- _Exercise description_: Using the entries shown below, output the line containing "Clone this chart in Chart.js.", the line containing "null, 1.27, 1.38];", and every line between them, exactly. Pictures are omitted.

## Begin

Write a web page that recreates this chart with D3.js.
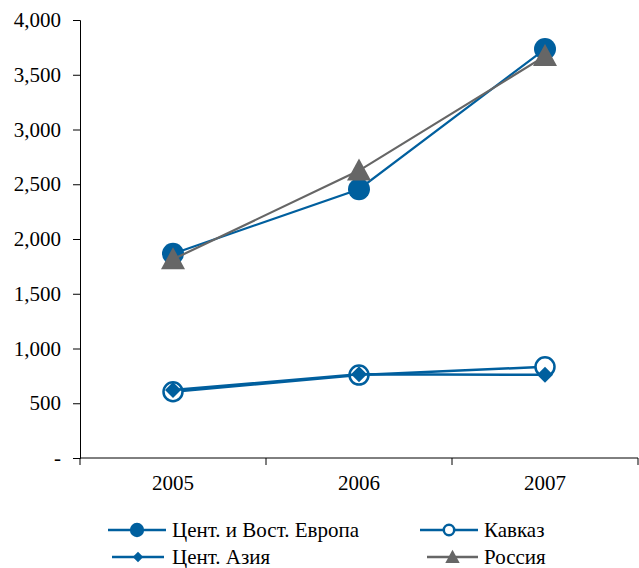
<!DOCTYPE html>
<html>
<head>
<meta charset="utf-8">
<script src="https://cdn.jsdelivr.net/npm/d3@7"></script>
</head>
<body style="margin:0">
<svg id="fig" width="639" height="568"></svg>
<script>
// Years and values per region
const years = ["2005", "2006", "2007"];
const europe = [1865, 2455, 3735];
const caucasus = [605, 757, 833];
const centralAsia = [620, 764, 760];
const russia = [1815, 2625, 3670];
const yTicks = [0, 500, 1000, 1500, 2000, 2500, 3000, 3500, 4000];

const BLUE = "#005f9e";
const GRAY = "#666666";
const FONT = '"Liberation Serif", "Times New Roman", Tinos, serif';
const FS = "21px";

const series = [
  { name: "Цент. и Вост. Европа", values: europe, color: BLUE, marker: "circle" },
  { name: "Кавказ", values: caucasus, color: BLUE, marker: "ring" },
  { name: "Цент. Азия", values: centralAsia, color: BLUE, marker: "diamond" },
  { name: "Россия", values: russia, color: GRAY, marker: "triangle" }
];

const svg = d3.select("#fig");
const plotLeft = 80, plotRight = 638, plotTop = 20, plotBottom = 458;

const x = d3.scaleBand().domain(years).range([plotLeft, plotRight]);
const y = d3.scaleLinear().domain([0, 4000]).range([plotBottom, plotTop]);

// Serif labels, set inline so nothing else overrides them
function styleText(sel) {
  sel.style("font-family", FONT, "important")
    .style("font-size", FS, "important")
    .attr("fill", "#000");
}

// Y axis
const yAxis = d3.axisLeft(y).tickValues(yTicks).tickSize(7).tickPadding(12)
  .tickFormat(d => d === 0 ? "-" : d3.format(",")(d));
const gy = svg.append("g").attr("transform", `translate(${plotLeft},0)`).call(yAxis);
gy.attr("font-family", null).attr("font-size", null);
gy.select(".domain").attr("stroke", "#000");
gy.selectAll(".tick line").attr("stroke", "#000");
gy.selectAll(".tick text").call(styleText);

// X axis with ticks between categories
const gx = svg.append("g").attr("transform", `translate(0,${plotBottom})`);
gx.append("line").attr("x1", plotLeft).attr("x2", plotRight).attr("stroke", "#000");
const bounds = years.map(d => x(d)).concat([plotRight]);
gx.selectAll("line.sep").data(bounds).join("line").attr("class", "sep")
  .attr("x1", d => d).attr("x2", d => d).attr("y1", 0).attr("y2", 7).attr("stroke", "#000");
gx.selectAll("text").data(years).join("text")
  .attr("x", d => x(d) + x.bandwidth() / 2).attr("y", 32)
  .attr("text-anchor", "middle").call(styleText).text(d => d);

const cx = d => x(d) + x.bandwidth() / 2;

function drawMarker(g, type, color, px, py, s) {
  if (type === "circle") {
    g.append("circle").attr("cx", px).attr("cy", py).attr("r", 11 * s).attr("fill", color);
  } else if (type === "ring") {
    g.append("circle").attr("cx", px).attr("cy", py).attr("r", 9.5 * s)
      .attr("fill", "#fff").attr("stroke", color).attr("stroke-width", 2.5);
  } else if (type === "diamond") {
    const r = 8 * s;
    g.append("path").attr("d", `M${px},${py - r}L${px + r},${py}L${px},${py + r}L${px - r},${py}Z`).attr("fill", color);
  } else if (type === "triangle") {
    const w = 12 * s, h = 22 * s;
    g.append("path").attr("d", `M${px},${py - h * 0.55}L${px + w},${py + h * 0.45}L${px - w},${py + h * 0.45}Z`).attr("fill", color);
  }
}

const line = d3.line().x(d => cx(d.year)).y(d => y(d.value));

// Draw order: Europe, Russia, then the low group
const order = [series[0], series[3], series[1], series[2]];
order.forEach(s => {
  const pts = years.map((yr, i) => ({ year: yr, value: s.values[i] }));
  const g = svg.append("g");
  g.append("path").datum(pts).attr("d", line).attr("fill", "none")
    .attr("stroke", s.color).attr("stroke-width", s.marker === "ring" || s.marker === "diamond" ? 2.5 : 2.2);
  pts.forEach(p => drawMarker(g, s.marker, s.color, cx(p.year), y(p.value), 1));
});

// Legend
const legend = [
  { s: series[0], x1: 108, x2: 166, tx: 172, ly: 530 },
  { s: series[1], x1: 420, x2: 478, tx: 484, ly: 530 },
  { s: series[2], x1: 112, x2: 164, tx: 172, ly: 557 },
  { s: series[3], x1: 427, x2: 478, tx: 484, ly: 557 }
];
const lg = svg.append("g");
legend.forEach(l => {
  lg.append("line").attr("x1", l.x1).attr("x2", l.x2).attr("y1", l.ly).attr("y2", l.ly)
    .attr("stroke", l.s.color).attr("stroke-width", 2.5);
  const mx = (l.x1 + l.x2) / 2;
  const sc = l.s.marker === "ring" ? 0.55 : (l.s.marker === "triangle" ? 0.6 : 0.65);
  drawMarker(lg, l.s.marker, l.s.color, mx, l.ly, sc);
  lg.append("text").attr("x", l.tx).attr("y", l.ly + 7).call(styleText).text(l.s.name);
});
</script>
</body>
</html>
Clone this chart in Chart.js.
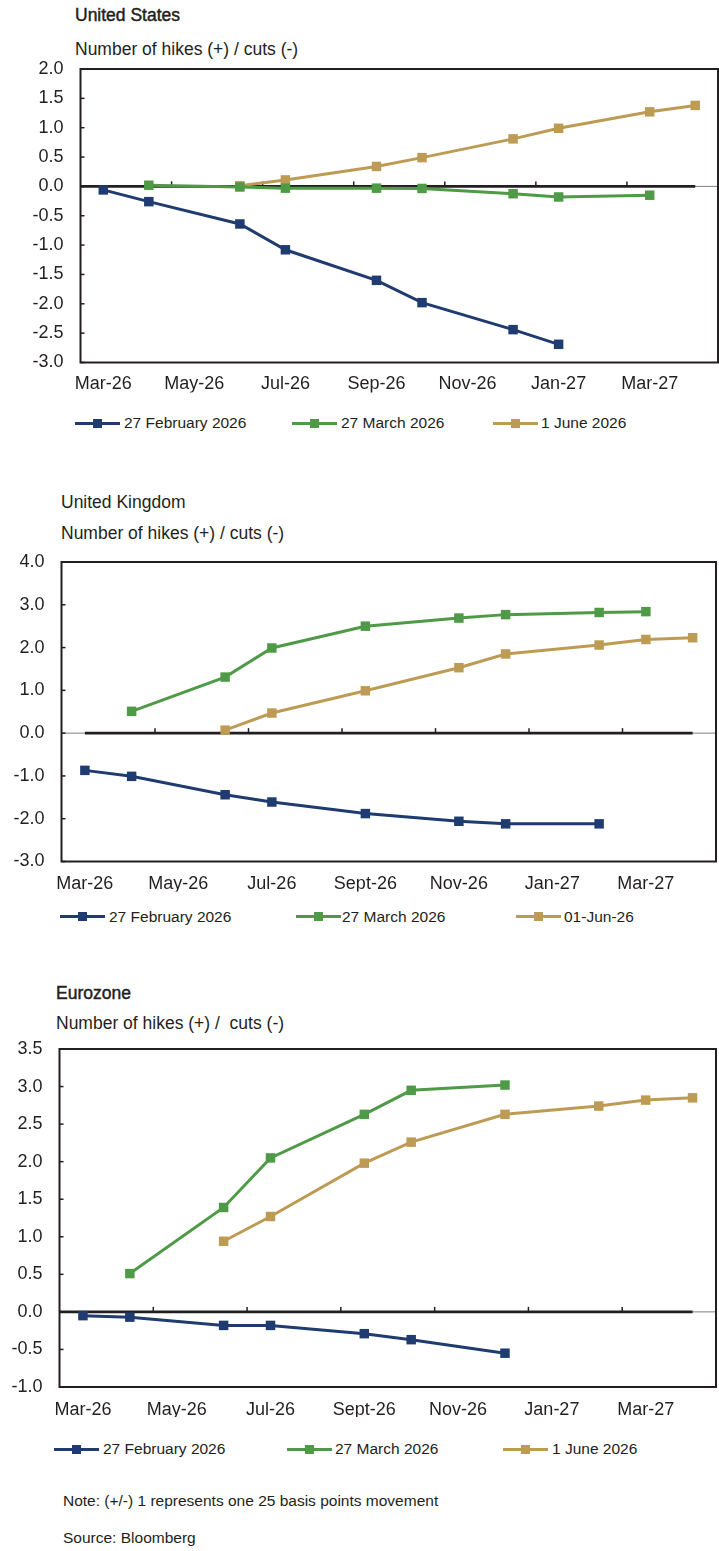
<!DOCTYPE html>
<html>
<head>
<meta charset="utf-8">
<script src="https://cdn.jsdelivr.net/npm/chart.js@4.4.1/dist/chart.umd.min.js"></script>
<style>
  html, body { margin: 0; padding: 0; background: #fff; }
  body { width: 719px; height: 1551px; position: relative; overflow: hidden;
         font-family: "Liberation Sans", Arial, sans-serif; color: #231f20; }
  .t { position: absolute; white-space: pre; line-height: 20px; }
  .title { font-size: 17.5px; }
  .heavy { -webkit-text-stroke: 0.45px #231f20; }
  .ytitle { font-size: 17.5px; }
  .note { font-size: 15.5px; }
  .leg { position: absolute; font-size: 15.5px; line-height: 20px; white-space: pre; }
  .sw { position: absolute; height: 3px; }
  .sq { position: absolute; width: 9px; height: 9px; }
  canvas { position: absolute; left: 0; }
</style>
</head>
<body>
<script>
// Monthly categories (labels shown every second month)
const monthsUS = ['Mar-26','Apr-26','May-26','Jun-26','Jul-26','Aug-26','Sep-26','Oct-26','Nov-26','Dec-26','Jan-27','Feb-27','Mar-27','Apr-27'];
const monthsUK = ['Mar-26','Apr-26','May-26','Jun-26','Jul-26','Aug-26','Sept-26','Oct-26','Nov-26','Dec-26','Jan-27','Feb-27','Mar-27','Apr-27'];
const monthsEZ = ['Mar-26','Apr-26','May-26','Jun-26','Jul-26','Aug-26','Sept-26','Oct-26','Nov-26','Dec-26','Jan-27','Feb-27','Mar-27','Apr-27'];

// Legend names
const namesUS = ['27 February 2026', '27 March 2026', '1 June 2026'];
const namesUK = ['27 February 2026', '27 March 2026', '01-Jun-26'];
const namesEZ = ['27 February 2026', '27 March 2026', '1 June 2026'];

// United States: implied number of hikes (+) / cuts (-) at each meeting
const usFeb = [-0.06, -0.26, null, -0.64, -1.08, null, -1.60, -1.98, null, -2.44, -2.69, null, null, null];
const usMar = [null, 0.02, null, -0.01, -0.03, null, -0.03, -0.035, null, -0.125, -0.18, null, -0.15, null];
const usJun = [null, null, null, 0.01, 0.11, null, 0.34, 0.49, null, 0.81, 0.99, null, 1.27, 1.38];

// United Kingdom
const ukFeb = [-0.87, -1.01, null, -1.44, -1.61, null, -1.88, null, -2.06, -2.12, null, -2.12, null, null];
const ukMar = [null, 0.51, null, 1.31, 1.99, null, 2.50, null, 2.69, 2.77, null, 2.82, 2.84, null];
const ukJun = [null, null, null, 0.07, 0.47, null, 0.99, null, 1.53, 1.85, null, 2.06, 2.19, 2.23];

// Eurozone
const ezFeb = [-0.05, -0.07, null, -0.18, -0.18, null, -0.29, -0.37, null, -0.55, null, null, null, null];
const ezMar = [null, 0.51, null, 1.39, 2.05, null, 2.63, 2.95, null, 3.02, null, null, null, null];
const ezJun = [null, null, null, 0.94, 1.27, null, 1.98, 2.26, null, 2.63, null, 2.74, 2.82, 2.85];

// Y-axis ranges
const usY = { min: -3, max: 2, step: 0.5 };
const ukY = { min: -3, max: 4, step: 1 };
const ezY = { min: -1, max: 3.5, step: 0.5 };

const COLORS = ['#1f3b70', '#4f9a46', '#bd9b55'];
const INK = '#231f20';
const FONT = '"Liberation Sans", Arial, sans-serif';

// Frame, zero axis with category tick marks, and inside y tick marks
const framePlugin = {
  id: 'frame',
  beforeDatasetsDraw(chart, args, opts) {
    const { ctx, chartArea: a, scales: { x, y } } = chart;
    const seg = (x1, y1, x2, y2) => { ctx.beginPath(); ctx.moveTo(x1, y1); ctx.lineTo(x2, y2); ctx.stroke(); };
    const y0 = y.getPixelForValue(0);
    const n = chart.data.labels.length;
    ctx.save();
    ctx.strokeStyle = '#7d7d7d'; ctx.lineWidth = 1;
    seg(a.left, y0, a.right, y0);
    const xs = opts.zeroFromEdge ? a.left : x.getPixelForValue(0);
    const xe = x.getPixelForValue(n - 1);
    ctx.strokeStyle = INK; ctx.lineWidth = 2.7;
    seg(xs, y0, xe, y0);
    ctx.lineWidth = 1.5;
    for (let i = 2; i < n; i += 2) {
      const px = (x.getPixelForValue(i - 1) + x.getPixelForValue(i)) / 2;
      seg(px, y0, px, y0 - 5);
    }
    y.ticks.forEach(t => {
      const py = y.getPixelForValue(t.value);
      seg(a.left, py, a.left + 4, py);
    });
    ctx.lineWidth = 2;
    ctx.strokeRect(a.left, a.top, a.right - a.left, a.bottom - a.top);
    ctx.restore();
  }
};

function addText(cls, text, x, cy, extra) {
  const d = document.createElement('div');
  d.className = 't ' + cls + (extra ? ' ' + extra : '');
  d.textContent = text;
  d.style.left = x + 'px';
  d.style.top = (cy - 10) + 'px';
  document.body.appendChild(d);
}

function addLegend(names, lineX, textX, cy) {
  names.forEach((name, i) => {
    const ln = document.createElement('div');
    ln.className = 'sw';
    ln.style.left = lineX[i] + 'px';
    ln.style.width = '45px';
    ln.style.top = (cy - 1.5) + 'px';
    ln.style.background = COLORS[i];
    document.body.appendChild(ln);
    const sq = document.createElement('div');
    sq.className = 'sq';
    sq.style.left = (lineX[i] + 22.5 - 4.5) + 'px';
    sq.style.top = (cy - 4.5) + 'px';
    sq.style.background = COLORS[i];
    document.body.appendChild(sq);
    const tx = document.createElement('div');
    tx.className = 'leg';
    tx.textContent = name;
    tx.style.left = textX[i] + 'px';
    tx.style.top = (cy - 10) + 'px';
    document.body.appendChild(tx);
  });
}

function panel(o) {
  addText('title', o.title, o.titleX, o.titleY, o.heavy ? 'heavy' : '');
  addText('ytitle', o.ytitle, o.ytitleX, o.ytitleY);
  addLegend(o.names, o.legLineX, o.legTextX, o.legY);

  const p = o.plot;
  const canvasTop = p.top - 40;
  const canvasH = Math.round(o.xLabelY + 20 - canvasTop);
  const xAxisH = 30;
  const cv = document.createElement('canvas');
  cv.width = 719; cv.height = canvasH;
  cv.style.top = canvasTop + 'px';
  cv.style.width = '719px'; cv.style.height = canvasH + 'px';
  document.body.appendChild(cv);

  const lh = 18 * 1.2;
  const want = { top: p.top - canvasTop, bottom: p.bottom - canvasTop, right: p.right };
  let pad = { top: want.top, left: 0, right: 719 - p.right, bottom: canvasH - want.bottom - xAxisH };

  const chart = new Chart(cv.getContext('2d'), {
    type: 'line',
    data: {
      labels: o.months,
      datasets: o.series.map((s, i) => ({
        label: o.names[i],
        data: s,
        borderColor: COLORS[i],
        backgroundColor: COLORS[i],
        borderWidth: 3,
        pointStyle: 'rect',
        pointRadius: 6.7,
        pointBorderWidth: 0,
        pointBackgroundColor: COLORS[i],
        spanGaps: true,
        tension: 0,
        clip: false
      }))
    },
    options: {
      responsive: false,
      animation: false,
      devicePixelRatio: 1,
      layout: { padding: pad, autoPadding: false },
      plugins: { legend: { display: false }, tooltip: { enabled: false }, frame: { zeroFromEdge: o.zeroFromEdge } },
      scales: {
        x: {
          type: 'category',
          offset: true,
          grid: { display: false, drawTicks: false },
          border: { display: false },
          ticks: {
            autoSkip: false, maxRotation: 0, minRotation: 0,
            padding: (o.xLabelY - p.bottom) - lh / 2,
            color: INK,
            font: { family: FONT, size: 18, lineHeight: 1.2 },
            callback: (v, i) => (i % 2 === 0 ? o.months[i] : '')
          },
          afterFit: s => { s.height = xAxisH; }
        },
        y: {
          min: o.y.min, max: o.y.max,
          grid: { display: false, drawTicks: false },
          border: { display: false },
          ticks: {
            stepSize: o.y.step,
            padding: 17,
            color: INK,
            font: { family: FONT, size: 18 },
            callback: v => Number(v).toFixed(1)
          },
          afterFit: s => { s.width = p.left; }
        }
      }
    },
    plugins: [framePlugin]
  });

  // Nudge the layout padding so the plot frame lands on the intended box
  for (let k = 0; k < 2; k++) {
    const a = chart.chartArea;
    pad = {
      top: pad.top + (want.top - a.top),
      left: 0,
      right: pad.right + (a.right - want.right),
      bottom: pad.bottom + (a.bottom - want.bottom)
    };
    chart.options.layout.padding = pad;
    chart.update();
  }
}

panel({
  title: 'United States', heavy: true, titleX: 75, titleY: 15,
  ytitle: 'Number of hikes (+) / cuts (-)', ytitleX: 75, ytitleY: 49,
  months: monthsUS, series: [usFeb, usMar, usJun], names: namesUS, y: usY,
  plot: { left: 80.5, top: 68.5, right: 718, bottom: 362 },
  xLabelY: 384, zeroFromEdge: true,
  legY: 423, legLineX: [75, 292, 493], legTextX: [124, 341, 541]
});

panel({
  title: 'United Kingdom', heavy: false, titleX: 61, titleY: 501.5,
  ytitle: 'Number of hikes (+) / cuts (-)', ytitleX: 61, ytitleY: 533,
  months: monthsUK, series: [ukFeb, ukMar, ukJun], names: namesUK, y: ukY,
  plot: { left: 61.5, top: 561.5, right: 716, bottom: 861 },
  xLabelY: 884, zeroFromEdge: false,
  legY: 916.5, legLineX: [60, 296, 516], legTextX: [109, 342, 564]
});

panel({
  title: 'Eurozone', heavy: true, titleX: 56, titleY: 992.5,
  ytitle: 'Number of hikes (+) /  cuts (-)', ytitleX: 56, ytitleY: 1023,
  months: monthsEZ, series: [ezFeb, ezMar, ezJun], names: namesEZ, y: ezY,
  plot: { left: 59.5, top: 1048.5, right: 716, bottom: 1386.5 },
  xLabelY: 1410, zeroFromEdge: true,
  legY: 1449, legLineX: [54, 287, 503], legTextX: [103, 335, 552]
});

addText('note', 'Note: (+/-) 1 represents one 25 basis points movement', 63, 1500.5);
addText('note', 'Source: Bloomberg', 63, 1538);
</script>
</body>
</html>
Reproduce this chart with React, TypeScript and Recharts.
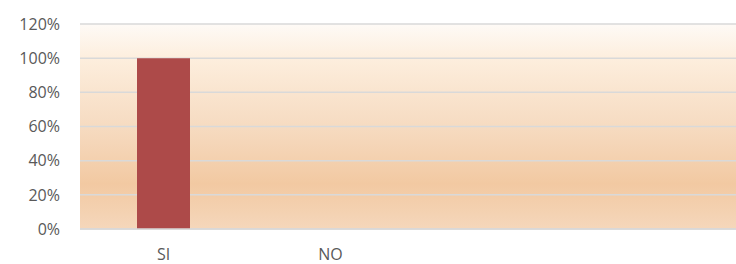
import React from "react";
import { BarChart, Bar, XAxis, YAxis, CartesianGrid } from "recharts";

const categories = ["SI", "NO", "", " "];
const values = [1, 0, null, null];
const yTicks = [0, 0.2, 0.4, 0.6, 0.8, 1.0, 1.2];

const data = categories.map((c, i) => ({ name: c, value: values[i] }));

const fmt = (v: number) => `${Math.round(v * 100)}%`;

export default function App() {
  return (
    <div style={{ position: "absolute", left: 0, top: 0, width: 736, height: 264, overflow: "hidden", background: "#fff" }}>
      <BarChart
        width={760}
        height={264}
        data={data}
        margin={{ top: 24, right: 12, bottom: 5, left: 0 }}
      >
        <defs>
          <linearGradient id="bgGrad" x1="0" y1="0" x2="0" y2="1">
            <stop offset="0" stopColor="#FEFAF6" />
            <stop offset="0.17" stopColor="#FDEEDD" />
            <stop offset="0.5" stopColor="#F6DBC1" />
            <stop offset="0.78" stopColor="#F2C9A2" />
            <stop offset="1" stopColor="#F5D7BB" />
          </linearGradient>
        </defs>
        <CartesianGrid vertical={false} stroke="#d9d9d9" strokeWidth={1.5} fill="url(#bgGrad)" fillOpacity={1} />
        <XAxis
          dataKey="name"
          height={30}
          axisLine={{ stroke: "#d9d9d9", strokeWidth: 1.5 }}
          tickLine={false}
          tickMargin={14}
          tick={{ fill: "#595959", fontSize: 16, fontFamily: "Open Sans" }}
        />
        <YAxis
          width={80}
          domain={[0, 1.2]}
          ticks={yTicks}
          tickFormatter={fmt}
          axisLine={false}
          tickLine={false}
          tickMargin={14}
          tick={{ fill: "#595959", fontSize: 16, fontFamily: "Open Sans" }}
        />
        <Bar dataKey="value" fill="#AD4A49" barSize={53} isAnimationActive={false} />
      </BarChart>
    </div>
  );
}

## End

- _Full solution_:
Clone this chart in Chart.js.
<!DOCTYPE html>
<html>
<head>
<meta charset="utf-8">
<script src="https://cdn.jsdelivr.net/npm/chart.js@4.4.1/dist/chart.umd.min.js"></script>
<style>
  html, body { margin: 0; padding: 0; background: #fff; }
  body { width: 719px; height: 1551px; position: relative; overflow: hidden;
         font-family: "Liberation Sans", Arial, sans-serif; color: #231f20; }
  .t { position: absolute; white-space: pre; line-height: 20px; }
  .title { font-size: 17.5px; }
  .heavy { -webkit-text-stroke: 0.45px #231f20; }
  .ytitle { font-size: 17.5px; }
  .note { font-size: 15.5px; }
  .leg { position: absolute; font-size: 15.5px; line-height: 20px; white-space: pre; }
  .sw { position: absolute; height: 3px; }
  .sq { position: absolute; width: 9px; height: 9px; }
  canvas { position: absolute; left: 0; }
</style>
</head>
<body>
<script>
// Monthly categories (labels shown every second month)
const monthsUS = ['Mar-26','Apr-26','May-26','Jun-26','Jul-26','Aug-26','Sep-26','Oct-26','Nov-26','Dec-26','Jan-27','Feb-27','Mar-27','Apr-27'];
const monthsUK = ['Mar-26','Apr-26','May-26','Jun-26','Jul-26','Aug-26','Sept-26','Oct-26','Nov-26','Dec-26','Jan-27','Feb-27','Mar-27','Apr-27'];
const monthsEZ = ['Mar-26','Apr-26','May-26','Jun-26','Jul-26','Aug-26','Sept-26','Oct-26','Nov-26','Dec-26','Jan-27','Feb-27','Mar-27','Apr-27'];

// Legend names
const namesUS = ['27 February 2026', '27 March 2026', '1 June 2026'];
const namesUK = ['27 February 2026', '27 March 2026', '01-Jun-26'];
const namesEZ = ['27 February 2026', '27 March 2026', '1 June 2026'];

// United States: implied number of hikes (+) / cuts (-) at each meeting
const usFeb = [-0.06, -0.26, null, -0.64, -1.08, null, -1.60, -1.98, null, -2.44, -2.69, null, null, null];
const usMar = [null, 0.02, null, -0.01, -0.03, null, -0.03, -0.035, null, -0.125, -0.18, null, -0.15, null];
const usJun = [null, null, null, 0.01, 0.11, null, 0.34, 0.49, null, 0.81, 0.99, null, 1.27, 1.38];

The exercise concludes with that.